I think that’s the challenge that anyone thinking of moving to the suburbs has to face.  Don’t think about the life you had in the city, and how living in the suburbs is going to change it.  Rather, think about the life you are looking to have, and where it makes more sense to try to have that life.

I started writing this blog to address the question of whether living in the suburbs would change me.  But that’s the wrong way to put it.  The better question is this: how will I change while I’m living in the suburbs?  The change is going to happen regardless of where you get your mail.

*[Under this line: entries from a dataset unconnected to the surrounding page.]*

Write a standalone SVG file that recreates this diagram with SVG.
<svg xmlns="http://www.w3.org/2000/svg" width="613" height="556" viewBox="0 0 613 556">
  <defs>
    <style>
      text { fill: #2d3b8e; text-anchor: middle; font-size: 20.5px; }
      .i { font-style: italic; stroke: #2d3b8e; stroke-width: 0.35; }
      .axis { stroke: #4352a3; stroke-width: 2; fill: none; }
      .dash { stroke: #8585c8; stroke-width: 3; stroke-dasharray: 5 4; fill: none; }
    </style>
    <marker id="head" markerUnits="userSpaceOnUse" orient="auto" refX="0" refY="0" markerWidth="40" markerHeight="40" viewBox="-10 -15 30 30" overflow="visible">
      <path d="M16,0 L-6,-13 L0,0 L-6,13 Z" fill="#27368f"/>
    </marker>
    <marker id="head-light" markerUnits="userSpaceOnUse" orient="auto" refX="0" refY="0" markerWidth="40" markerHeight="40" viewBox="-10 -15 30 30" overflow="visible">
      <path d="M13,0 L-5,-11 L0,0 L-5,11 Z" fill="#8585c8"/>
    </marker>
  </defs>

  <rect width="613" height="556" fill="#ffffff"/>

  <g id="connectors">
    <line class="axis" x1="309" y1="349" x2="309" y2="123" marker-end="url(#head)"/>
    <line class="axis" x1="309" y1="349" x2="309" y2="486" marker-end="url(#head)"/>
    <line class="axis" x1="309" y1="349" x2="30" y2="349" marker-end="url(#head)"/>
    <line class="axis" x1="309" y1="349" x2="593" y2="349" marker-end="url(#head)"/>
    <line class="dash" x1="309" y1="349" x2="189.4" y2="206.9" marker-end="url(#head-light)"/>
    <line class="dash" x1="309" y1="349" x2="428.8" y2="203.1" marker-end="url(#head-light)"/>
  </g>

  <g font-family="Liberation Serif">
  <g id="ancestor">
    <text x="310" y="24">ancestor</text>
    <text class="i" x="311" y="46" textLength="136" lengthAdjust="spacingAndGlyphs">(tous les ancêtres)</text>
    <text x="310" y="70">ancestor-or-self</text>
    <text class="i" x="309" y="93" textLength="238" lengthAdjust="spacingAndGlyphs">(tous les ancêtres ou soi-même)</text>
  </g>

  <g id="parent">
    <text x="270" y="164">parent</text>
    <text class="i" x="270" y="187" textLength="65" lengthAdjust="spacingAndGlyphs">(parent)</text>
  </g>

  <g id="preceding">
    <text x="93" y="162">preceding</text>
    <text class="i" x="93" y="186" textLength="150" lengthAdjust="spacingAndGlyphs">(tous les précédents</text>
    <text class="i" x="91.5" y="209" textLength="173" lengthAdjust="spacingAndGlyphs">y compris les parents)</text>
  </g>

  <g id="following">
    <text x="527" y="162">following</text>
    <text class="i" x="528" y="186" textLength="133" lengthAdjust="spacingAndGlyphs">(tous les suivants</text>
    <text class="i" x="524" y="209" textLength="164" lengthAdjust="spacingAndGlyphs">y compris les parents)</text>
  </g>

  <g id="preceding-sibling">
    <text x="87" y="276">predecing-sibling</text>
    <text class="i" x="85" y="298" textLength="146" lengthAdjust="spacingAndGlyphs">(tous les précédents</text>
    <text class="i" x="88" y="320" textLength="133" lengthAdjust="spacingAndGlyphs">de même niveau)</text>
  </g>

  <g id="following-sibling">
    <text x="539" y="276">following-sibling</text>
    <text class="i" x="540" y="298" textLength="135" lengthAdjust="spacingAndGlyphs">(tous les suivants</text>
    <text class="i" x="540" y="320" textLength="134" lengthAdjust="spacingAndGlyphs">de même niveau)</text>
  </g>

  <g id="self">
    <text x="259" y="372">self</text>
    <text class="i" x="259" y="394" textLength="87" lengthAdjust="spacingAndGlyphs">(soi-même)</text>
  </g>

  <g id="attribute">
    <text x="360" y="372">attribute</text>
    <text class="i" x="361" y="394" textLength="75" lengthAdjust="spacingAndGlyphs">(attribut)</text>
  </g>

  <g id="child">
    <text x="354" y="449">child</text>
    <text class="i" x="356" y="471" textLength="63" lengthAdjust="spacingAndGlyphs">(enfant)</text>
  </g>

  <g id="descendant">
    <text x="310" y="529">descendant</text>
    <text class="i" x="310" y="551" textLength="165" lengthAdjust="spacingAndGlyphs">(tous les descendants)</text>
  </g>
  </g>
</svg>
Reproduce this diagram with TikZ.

It’s going to happen the first time you look around and realize that you’re the oldest guy in the club, or when you have a party and realize that all your friends have to drive in from their new homes, or when you realize that you can’t take cabs around the city with your baby in your lap.  The suburbs don’t change you.  You change.

So that’s kind of where I am now.  I don’t have the same sort of heart palpitations about becoming a suburbanite that I did when I first started writing about the Move to SUMA.  Maybe that’s because I’ve evolved, or maybe I’ve just settled.

Meanwhile, the blog has expanded beyond my own personal experiences to cover the suburbs more generally, covering the news about the suburbs, commentary about the great “urban versus suburban sprawl” debates, and also including my self-appointed role as the driver of the “Welcome Wagon” for celebrities joining my in suburban idyll.

Thanks again for checking us out, and I hope you enjoy it.